» DO THIS
Starting from the top of the material, restate each line exactly until the line that contains "0.548, 0.61, 0.662, 0.71, 0.751, 0.784, 0.805, 0.825]", which is also copied. Pictures are excluded.

» RAW DATA
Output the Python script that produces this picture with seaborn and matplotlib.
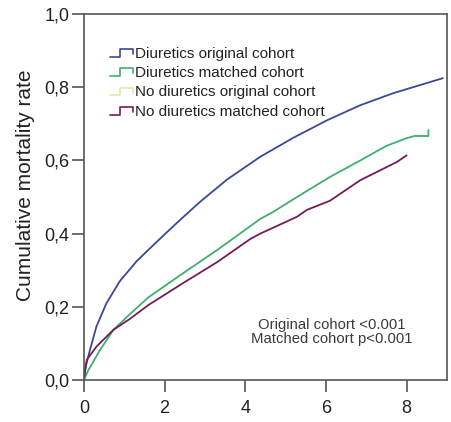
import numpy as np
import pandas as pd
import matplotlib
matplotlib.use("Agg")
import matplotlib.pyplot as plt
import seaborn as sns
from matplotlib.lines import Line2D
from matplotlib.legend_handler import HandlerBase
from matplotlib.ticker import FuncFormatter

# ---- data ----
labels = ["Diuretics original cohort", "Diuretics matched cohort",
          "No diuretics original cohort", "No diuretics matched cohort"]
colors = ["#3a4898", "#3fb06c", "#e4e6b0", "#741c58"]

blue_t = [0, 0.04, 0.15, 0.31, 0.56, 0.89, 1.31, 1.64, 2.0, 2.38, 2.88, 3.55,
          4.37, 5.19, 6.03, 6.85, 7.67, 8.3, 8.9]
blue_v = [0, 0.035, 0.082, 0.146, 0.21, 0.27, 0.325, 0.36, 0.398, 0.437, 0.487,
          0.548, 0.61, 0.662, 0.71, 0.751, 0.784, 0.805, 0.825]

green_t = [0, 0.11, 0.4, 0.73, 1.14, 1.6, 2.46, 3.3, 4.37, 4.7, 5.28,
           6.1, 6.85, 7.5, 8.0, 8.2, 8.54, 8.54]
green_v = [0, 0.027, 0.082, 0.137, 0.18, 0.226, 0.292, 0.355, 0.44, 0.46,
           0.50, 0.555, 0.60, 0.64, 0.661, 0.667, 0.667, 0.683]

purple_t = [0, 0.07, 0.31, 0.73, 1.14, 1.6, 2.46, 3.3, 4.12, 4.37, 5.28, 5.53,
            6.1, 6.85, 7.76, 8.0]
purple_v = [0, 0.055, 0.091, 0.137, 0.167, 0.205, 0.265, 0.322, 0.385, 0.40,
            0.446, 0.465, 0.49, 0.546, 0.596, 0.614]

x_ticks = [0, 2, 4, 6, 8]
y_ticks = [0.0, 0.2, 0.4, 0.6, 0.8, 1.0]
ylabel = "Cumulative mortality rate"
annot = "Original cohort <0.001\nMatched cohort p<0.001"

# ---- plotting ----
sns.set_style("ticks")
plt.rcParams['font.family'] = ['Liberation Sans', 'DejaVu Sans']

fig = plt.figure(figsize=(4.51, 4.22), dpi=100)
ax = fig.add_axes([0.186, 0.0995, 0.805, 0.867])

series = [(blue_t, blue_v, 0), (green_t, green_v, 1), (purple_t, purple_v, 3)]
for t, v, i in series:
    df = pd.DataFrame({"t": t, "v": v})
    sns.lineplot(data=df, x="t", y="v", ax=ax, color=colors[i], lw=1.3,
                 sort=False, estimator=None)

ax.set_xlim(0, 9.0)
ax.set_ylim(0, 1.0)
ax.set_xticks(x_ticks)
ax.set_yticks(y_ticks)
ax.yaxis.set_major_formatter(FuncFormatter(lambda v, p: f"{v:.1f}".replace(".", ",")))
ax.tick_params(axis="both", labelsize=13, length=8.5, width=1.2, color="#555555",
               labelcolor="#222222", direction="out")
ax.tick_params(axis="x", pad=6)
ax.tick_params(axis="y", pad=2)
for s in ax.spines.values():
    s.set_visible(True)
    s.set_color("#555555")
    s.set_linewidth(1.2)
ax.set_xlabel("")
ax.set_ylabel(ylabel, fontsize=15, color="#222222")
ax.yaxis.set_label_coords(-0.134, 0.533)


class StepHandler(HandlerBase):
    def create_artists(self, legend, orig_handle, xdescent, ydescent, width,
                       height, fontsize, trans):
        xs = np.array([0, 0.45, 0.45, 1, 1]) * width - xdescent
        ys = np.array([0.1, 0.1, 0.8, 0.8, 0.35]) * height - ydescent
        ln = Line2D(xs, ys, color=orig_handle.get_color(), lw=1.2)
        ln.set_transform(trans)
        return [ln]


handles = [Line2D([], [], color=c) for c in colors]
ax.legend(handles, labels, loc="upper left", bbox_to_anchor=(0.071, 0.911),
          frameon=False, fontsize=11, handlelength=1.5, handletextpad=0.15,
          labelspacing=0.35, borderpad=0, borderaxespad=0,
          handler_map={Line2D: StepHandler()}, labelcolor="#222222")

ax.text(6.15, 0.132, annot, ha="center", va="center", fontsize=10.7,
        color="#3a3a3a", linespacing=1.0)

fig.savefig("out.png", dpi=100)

» OUTPUT OF THE EXERCISE
Output the Python script that produces this picture with seaborn and matplotlib.
import numpy as np
import pandas as pd
import matplotlib
matplotlib.use("Agg")
import matplotlib.pyplot as plt
import seaborn as sns
from matplotlib.lines import Line2D
from matplotlib.legend_handler import HandlerBase
from matplotlib.ticker import FuncFormatter

# ---- data ----
labels = ["Diuretics original cohort", "Diuretics matched cohort",
          "No diuretics original cohort", "No diuretics matched cohort"]
colors = ["#3a4898", "#3fb06c", "#e4e6b0", "#741c58"]

blue_t = [0, 0.04, 0.15, 0.31, 0.56, 0.89, 1.31, 1.64, 2.0, 2.38, 2.88, 3.55,
          4.37, 5.19, 6.03, 6.85, 7.67, 8.3, 8.9]
blue_v = [0, 0.035, 0.082, 0.146, 0.21, 0.27, 0.325, 0.36, 0.398, 0.437, 0.487,
          0.548, 0.61, 0.662, 0.71, 0.751, 0.784, 0.805, 0.825]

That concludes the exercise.